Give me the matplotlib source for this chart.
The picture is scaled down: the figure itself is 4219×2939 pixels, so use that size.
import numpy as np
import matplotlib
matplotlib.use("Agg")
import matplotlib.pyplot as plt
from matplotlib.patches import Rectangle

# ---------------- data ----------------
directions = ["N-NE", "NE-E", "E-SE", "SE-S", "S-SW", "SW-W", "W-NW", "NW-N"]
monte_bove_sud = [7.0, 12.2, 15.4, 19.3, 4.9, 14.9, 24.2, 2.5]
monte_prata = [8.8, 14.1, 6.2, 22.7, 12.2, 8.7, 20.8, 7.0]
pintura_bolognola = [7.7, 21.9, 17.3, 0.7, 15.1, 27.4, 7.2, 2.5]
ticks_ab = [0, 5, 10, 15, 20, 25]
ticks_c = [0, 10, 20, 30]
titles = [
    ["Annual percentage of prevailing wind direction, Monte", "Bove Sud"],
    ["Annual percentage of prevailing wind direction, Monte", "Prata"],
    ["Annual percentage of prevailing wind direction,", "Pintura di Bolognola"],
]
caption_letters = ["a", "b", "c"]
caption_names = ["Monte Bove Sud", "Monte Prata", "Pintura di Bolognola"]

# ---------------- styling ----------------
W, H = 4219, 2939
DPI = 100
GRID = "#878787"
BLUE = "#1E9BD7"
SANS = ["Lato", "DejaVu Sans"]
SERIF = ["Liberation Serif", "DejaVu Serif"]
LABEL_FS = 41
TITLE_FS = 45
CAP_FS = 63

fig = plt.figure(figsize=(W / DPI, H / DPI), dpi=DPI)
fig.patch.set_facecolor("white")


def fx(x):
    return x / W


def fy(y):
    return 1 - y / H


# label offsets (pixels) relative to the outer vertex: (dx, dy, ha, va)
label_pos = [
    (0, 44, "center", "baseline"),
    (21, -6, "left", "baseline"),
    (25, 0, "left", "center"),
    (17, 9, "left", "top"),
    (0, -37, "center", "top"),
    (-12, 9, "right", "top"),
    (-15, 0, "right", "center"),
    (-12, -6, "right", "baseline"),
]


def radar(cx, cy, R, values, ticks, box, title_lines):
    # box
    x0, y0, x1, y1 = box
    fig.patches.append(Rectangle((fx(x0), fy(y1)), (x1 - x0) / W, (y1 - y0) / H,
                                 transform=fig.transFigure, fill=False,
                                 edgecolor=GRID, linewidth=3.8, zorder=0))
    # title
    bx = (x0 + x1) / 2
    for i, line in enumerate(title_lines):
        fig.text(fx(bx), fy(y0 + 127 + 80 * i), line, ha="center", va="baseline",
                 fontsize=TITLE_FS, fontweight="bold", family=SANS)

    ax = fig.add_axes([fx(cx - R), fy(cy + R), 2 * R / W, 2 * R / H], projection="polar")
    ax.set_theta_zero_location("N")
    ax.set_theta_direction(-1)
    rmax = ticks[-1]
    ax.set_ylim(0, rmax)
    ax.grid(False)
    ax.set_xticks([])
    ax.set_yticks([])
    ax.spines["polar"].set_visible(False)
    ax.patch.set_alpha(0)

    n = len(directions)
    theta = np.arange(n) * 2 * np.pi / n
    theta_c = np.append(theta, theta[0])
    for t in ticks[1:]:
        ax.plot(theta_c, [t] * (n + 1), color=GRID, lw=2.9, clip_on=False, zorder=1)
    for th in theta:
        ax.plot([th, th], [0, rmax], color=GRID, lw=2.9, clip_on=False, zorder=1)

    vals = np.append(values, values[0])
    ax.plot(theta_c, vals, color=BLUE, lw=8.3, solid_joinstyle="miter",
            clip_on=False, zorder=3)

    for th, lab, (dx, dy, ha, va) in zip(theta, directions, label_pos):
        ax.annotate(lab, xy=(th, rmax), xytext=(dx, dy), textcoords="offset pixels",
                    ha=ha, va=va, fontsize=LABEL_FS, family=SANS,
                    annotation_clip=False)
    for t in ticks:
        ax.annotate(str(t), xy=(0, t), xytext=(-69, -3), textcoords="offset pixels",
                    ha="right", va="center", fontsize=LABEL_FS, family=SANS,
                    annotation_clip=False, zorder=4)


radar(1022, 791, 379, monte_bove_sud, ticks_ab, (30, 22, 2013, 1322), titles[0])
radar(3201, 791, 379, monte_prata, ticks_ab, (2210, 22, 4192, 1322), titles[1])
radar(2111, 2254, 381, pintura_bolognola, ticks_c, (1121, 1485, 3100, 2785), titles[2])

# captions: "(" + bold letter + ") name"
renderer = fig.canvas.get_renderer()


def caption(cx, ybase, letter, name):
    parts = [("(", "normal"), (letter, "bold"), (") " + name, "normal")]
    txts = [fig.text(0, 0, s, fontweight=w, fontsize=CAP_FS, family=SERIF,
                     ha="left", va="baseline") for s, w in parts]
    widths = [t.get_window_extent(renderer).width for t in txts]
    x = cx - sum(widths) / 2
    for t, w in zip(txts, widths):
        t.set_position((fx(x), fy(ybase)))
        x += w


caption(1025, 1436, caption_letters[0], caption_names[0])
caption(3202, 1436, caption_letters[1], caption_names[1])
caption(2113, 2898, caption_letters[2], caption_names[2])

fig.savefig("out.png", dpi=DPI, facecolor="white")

Work to complete
Pick out all the lines with the word "matplotlib" in them and copy them.

Full output
Give me the matplotlib source for this chart.
import matplotlib
matplotlib.use("Agg")
import matplotlib.pyplot as plt
from matplotlib.patches import Rectangle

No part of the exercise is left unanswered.